▶ **STATED EXERCISE**
Return the data exactly, with all pictures removed.

▶ **DATASET EXCERPT**
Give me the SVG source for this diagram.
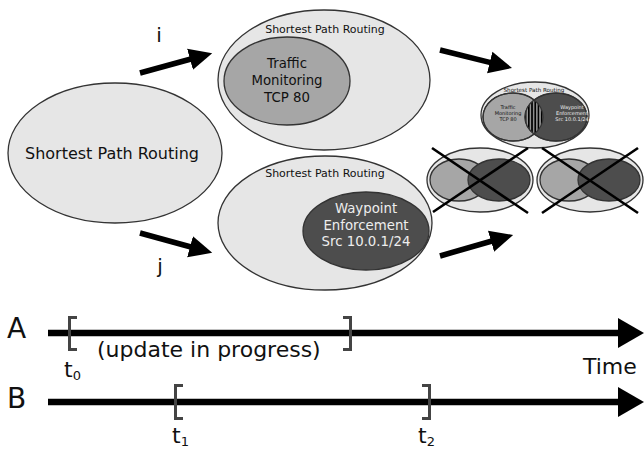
<svg xmlns="http://www.w3.org/2000/svg" width="644" height="449" viewBox="0 0 644 449">
<style>
text{font-family:"DejaVu Sans","Liberation Sans",sans-serif;fill:#111}
.outer{fill:#e6e6e6;stroke:#333;stroke-width:1.3}
.mid{fill:#a6a6a6;stroke:#333;stroke-width:1.3}
.dark{fill:#4d4d4d;stroke:#333;stroke-width:1.3}
.wt{fill:#eee}
.arrow{stroke:#000;stroke-width:5.5;fill:none;marker-end:url(#head)}
.cross{stroke:#000;stroke-width:2.6}
.tl{stroke:#000;stroke-width:6.5}
.br{stroke:#444;stroke-width:3;fill:none}
</style>
<defs>
<marker id="head" markerUnits="userSpaceOnUse" markerWidth="24" markerHeight="24" viewBox="0 0 24 24" refX="1" refY="12" orient="auto">
<path d="M0,1 L23,12 L0,23 z" fill="#000"/>
</marker>
<pattern id="stripes" patternUnits="userSpaceOnUse" width="3.2" height="10">
<rect width="3.2" height="10" fill="#9a9a9a"/>
<rect width="1.7" height="10" fill="#000"/>
</pattern>
<clipPath id="lensclip"><ellipse cx="513" cy="117" rx="30" ry="24"/></clipPath>
</defs>

<g id="spr-left">
<ellipse class="outer" cx="115" cy="153" rx="107" ry="70"/>
<text x="112" y="159" font-size="16" text-anchor="middle">Shortest Path Routing</text>
</g>

<g id="spr-traffic">
<ellipse class="outer" cx="324" cy="80" rx="106" ry="70"/>
<text x="325" y="33" font-size="11" text-anchor="middle">Shortest Path Routing</text>
<ellipse class="mid" cx="287" cy="81" rx="63" ry="44"/>
<text x="287" y="68" font-size="13.3" text-anchor="middle">Traffic</text>
<text x="287" y="85" font-size="13.3" text-anchor="middle">Monitoring</text>
<text x="287" y="102" font-size="13.3" text-anchor="middle">TCP 80</text>
</g>

<g id="spr-waypoint">
<ellipse class="outer" cx="325" cy="223" rx="107" ry="67"/>
<text x="325" y="177" font-size="11" text-anchor="middle">Shortest Path Routing</text>
<ellipse class="dark" cx="366" cy="231" rx="63" ry="39"/>
<text class="wt" x="366" y="213" font-size="13.3" text-anchor="middle">Waypoint</text>
<text class="wt" x="366" y="230" font-size="13.3" text-anchor="middle">Enforcement</text>
<text class="wt" x="366" y="246" font-size="13.3" text-anchor="middle">Src 10.0.1/24</text>
</g>

<g id="combined">
<ellipse class="outer" cx="535" cy="115" rx="54" ry="33"/>
<text x="534" y="92" font-size="5.6" text-anchor="middle">Shortest Path Routing</text>
<ellipse class="mid" cx="513" cy="117" rx="30" ry="24"/>
<ellipse class="dark" cx="556" cy="117" rx="31" ry="24"/>
<ellipse cx="556" cy="117" rx="31" ry="24" fill="url(#stripes)" clip-path="url(#lensclip)"/>
<ellipse cx="513" cy="117" rx="30" ry="24" fill="none" stroke="#333" stroke-width="1.2"/>
<ellipse cx="556" cy="117" rx="31" ry="24" fill="none" stroke="#333" stroke-width="1.2"/>
<text x="508" y="109" font-size="5" text-anchor="middle">Traffic</text>
<text x="508" y="115" font-size="5" text-anchor="middle">Monitoring</text>
<text x="508" y="121" font-size="5" text-anchor="middle">TCP 80</text>
<text class="wt" x="572" y="109" font-size="5" text-anchor="middle">Waypoint</text>
<text class="wt" x="572" y="115" font-size="5" text-anchor="middle">Enforcement</text>
<text class="wt" x="572" y="121" font-size="5" text-anchor="middle">Src 10.0.1/24</text>
</g>

<g id="crossed-1">
<ellipse class="outer" cx="480" cy="180" rx="53" ry="32"/>
<ellipse class="mid" cx="459" cy="180" rx="29" ry="21"/>
<ellipse class="dark" cx="499" cy="180" rx="31" ry="21"/>
<line class="cross" x1="432" y1="148" x2="528" y2="213"/>
<line class="cross" x1="433" y1="212" x2="528" y2="148"/>
</g>

<g id="crossed-2">
<ellipse class="outer" cx="590" cy="180" rx="53" ry="32"/>
<ellipse class="mid" cx="569" cy="180" rx="29" ry="21"/>
<ellipse class="dark" cx="609" cy="180" rx="31" ry="21"/>
<line class="cross" x1="542" y1="148" x2="638" y2="213"/>
<line class="cross" x1="542" y1="213" x2="638" y2="148"/>
</g>

<g id="connectors">
<line class="arrow" x1="140" y1="73" x2="191" y2="59"/>
<line class="arrow" x1="140" y1="233" x2="191" y2="247"/>
<line class="arrow" x1="440" y1="50" x2="490.7" y2="62.7"/>
<line class="arrow" x1="440" y1="256" x2="492" y2="241"/>
<text x="159" y="42" font-size="20" text-anchor="middle">i</text>
<text x="160" y="273" font-size="20" text-anchor="middle">j</text>
</g>

<g id="timeline-a">
<text x="7" y="338" font-size="28">A</text>
<line class="tl" x1="48" y1="333" x2="620" y2="333"/>
<polygon points="618,318 644,333 618,348" fill="#000"/>
<path class="br" d="M77,317.5 H69.5 V349.5 H77"/>
<path class="br" d="M343,317.5 H350.5 V349.5 H343"/>
<text x="97" y="357" font-size="22">(update in progress)</text>
<text x="64" y="377" font-size="22">t<tspan font-size="13" dy="3">0</tspan></text>
<text x="583" y="374" font-size="22">Time</text>
</g>

<g id="timeline-b">
<text x="7" y="408" font-size="28">B</text>
<line class="tl" x1="48" y1="402" x2="620" y2="402"/>
<polygon points="618,387 644,402 618,417" fill="#000"/>
<path class="br" d="M183,385.5 H175.5 V418.5 H183"/>
<path class="br" d="M422,385.5 H429.5 V418.5 H422"/>
<text x="172" y="443" font-size="22">t<tspan font-size="13" dy="3">1</tspan></text>
<text x="418" y="443" font-size="22">t<tspan font-size="13" dy="3">2</tspan></text>
</g>
</svg>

▶ **RESPONSE TO THE TASK**
Give me the SVG source for this diagram.
<svg xmlns="http://www.w3.org/2000/svg" width="644" height="449" viewBox="0 0 644 449">
<style>
text{font-family:"DejaVu Sans","Liberation Sans",sans-serif;fill:#111}
.outer{fill:#e6e6e6;stroke:#333;stroke-width:1.3}
.mid{fill:#a6a6a6;stroke:#333;stroke-width:1.3}
.dark{fill:#4d4d4d;stroke:#333;stroke-width:1.3}
.wt{fill:#eee}
.arrow{stroke:#000;stroke-width:5.5;fill:none;marker-end:url(#head)}
.cross{stroke:#000;stroke-width:2.6}
.tl{stroke:#000;stroke-width:6.5}
.br{stroke:#444;stroke-width:3;fill:none}
</style>
<defs>
<marker id="head" markerUnits="userSpaceOnUse" markerWidth="24" markerHeight="24" viewBox="0 0 24 24" refX="1" refY="12" orient="auto">
<path d="M0,1 L23,12 L0,23 z" fill="#000"/>
</marker>
<pattern id="stripes" patternUnits="userSpaceOnUse" width="3.2" height="10">
<rect width="3.2" height="10" fill="#9a9a9a"/>
<rect width="1.7" height="10" fill="#000"/>
</pattern>
<clipPath id="lensclip"><ellipse cx="513" cy="117" rx="30" ry="24"/></clipPath>
</defs>

<g id="spr-left">
<ellipse class="outer" cx="115" cy="153" rx="107" ry="70"/>
<text x="112" y="159" font-size="16" text-anchor="middle">Shortest Path Routing</text>
</g>

<g id="spr-traffic">
<ellipse class="outer" cx="324" cy="80" rx="106" ry="70"/>
<text x="325" y="33" font-size="11" text-anchor="middle">Shortest Path Routing</text>
<ellipse class="mid" cx="287" cy="81" rx="63" ry="44"/>
<text x="287" y="68" font-size="13.3" text-anchor="middle">Traffic</text>
<text x="287" y="85" font-size="13.3" text-anchor="middle">Monitoring</text>
<text x="287" y="102" font-size="13.3" text-anchor="middle">TCP 80</text>
</g>

<g id="spr-waypoint">
<ellipse class="outer" cx="325" cy="223" rx="107" ry="67"/>
<text x="325" y="177" font-size="11" text-anchor="middle">Shortest Path Routing</text>
<ellipse class="dark" cx="366" cy="231" rx="63" ry="39"/>
<text class="wt" x="366" y="213" font-size="13.3" text-anchor="middle">Waypoint</text>
<text class="wt" x="366" y="230" font-size="13.3" text-anchor="middle">Enforcement</text>
<text class="wt" x="366" y="246" font-size="13.3" text-anchor="middle">Src 10.0.1/24</text>
</g>

<g id="combined">
<ellipse class="outer" cx="535" cy="115" rx="54" ry="33"/>
<text x="534" y="92" font-size="5.6" text-anchor="middle">Shortest Path Routing</text>
<ellipse class="mid" cx="513" cy="117" rx="30" ry="24"/>
<ellipse class="dark" cx="556" cy="117" rx="31" ry="24"/>
<ellipse cx="556" cy="117" rx="31" ry="24" fill="url(#stripes)" clip-path="url(#lensclip)"/>
<ellipse cx="513" cy="117" rx="30" ry="24" fill="none" stroke="#333" stroke-width="1.2"/>
<ellipse cx="556" cy="117" rx="31" ry="24" fill="none" stroke="#333" stroke-width="1.2"/>
<text x="508" y="109" font-size="5" text-anchor="middle">Traffic</text>
<text x="508" y="115" font-size="5" text-anchor="middle">Monitoring</text>
<text x="508" y="121" font-size="5" text-anchor="middle">TCP 80</text>
<text class="wt" x="572" y="109" font-size="5" text-anchor="middle">Waypoint</text>
<text class="wt" x="572" y="115" font-size="5" text-anchor="middle">Enforcement</text>
<text class="wt" x="572" y="121" font-size="5" text-anchor="middle">Src 10.0.1/24</text>
</g>

<g id="crossed-1">
<ellipse class="outer" cx="480" cy="180" rx="53" ry="32"/>
<ellipse class="mid" cx="459" cy="180" rx="29" ry="21"/>
<ellipse class="dark" cx="499" cy="180" rx="31" ry="21"/>
<line class="cross" x1="432" y1="148" x2="528" y2="213"/>
<line class="cross" x1="433" y1="212" x2="528" y2="148"/>
</g>

<g id="crossed-2">
<ellipse class="outer" cx="590" cy="180" rx="53" ry="32"/>
<ellipse class="mid" cx="569" cy="180" rx="29" ry="21"/>
<ellipse class="dark" cx="609" cy="180" rx="31" ry="21"/>
<line class="cross" x1="542" y1="148" x2="638" y2="213"/>
<line class="cross" x1="542" y1="213" x2="638" y2="148"/>
</g>

<g id="connectors">
<line class="arrow" x1="140" y1="73" x2="191" y2="59"/>
<line class="arrow" x1="140" y1="233" x2="191" y2="247"/>
<line class="arrow" x1="440" y1="50" x2="490.7" y2="62.7"/>
<line class="arrow" x1="440" y1="256" x2="492" y2="241"/>
<text x="159" y="42" font-size="20" text-anchor="middle">i</text>
<text x="160" y="273" font-size="20" text-anchor="middle">j</text>
</g>

<g id="timeline-a">
<text x="7" y="338" font-size="28">A</text>
<line class="tl" x1="48" y1="333" x2="620" y2="333"/>
<polygon points="618,318 644,333 618,348" fill="#000"/>
<path class="br" d="M77,317.5 H69.5 V349.5 H77"/>
<path class="br" d="M343,317.5 H350.5 V349.5 H343"/>
<text x="97" y="357" font-size="22">(update in progress)</text>
<text x="64" y="377" font-size="22">t<tspan font-size="13" dy="3">0</tspan></text>
<text x="583" y="374" font-size="22">Time</text>
</g>

<g id="timeline-b">
<text x="7" y="408" font-size="28">B</text>
<line class="tl" x1="48" y1="402" x2="620" y2="402"/>
<polygon points="618,387 644,402 618,417" fill="#000"/>
<path class="br" d="M183,385.5 H175.5 V418.5 H183"/>
<path class="br" d="M422,385.5 H429.5 V418.5 H422"/>
<text x="172" y="443" font-size="22">t<tspan font-size="13" dy="3">1</tspan></text>
<text x="418" y="443" font-size="22">t<tspan font-size="13" dy="3">2</tspan></text>
</g>
</svg>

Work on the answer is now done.